Pharma-funded CME gets the lash

Continuing medical education (CME) has been bastardized by pharma funding, an HHS inspector general told Congress, and needs a complete overhaul. Lewis Morris, chief counsel for the HHS office of inspector general, said that industry doesn't just shape the courses, it has also used CME to promote off-label uses. And Morris was just the first of several witnesses expected to criticize industry-funded CME during a Senate Committee on Aging hearing.

Pharma-backed CME has grown by leaps and bounds. Dow Jones reports that industry funding for medical education has more than tripled over the past 10 years to $1.2 billion. That's more than half the courses many doctors are required to take to stay current. "CME has become an insidious vehicle for the aggressive promotion of drugs and medical devices," said Dr.

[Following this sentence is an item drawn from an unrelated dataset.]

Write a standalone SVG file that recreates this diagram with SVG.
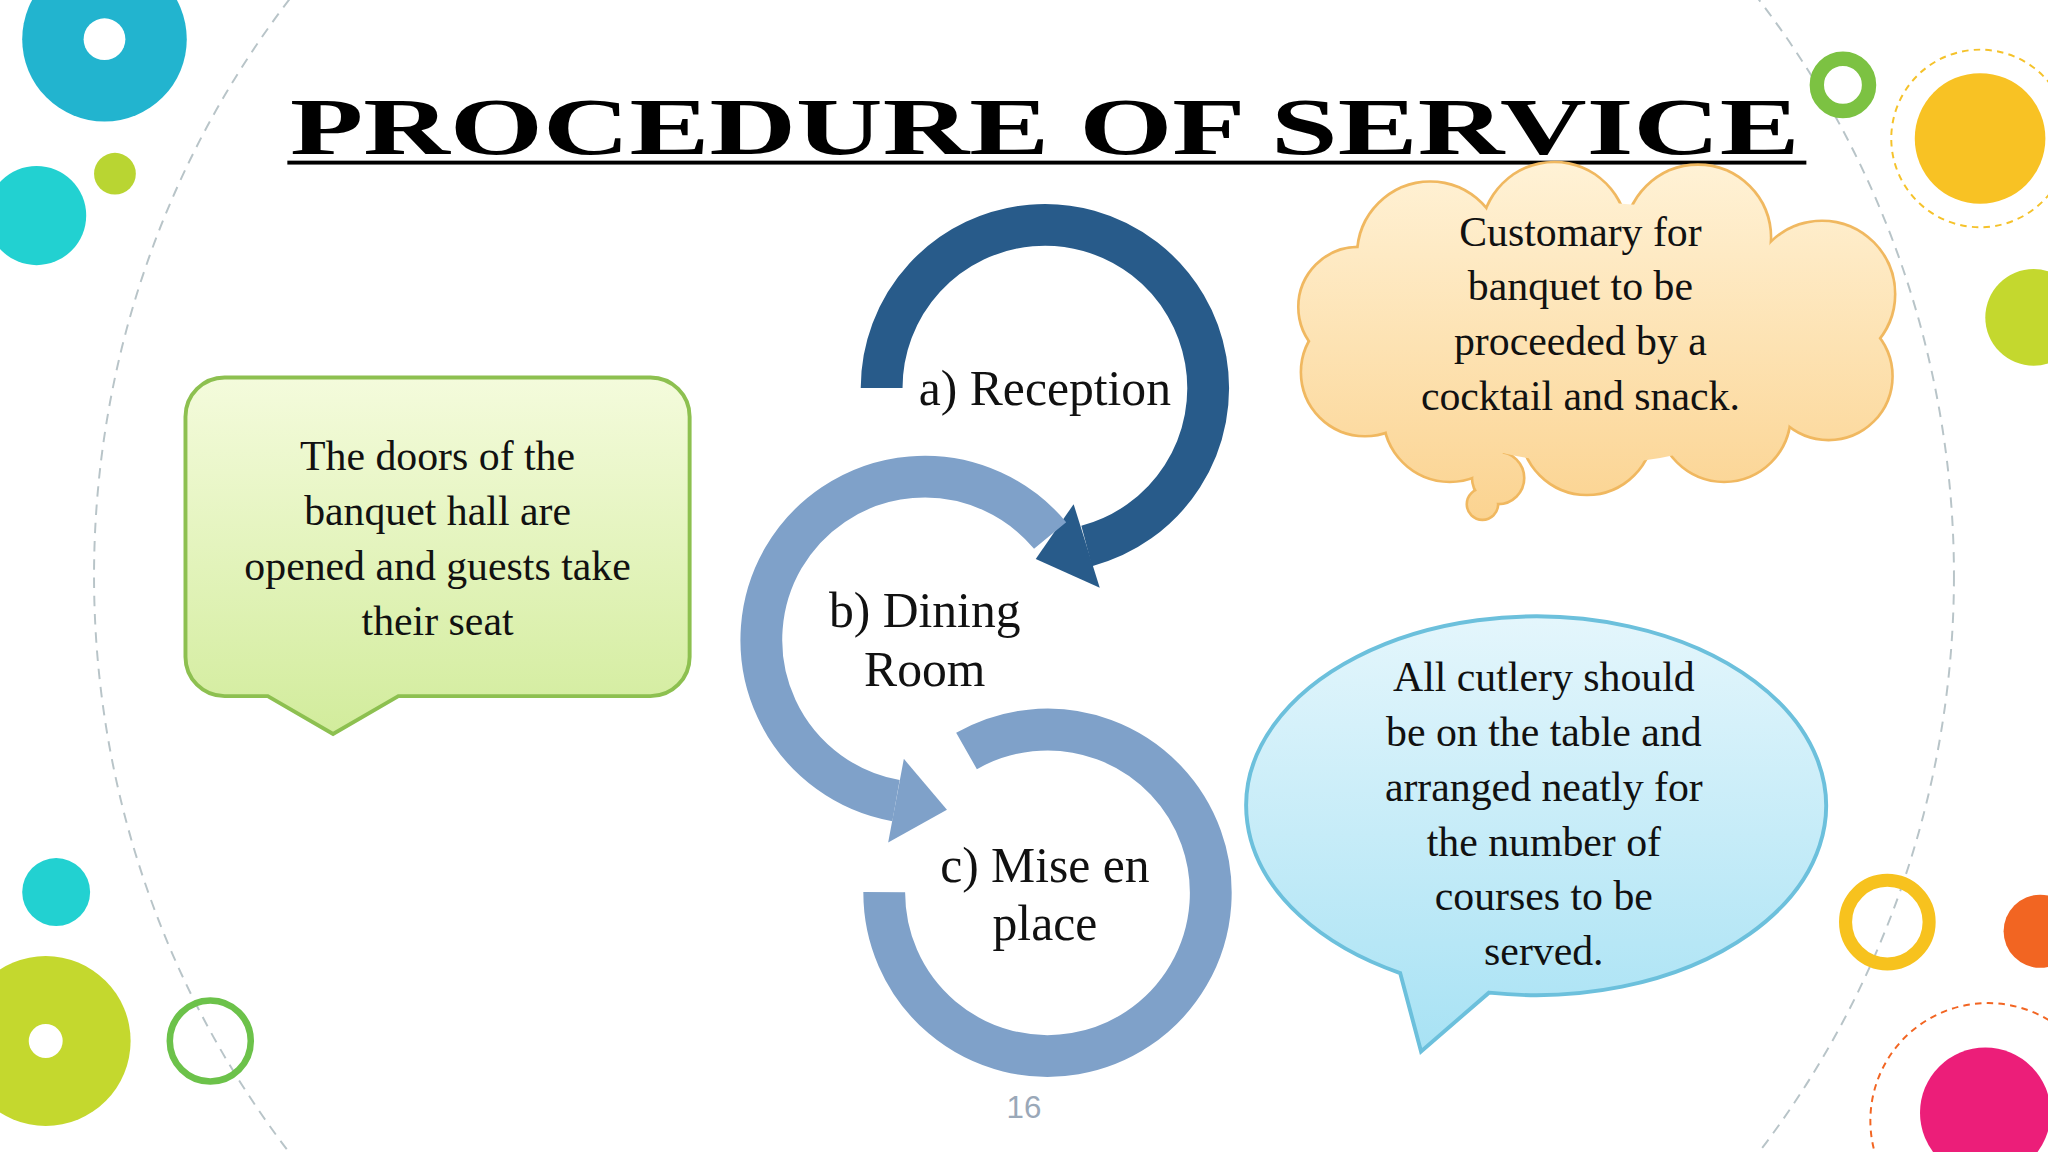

Steve Nissen (photo), the Cleveland Clinic cardiologist who rarely minces his words.

But others--including PhRMA--protest that the industry can offer the best, most up-to-date info on new treatments, and that drugmakers are an important part of medical education. Dr. Thomas Stossel of Harvard Medical School--who has started an organization balking at the current backlash against pharma funding and doc payments--told the committee that companies make an important contribution to scientific understanding of disease. "I want the best information. I don't care who pays for it," Stossel said (as quoted by Dow Jones). "The nonprofit societies just can't get up to speed fast enough."

The hearing is just the latest salvo in an ongoing battle over how much pharma funding is too much, and whether all financial ties between industry and doctors, academia, and CME should be disclosed. Medical schools and hospitals have established conflicts-of-interest policies, some of which are so strict they don't even allow reps to hand out logo notepads. Drugmakers have promised to disclose payments to doctors, and some have bowed out of CME funding. This particular Senate committee is considering legislation that would require companies to disclose doc payments. The debate is far from over.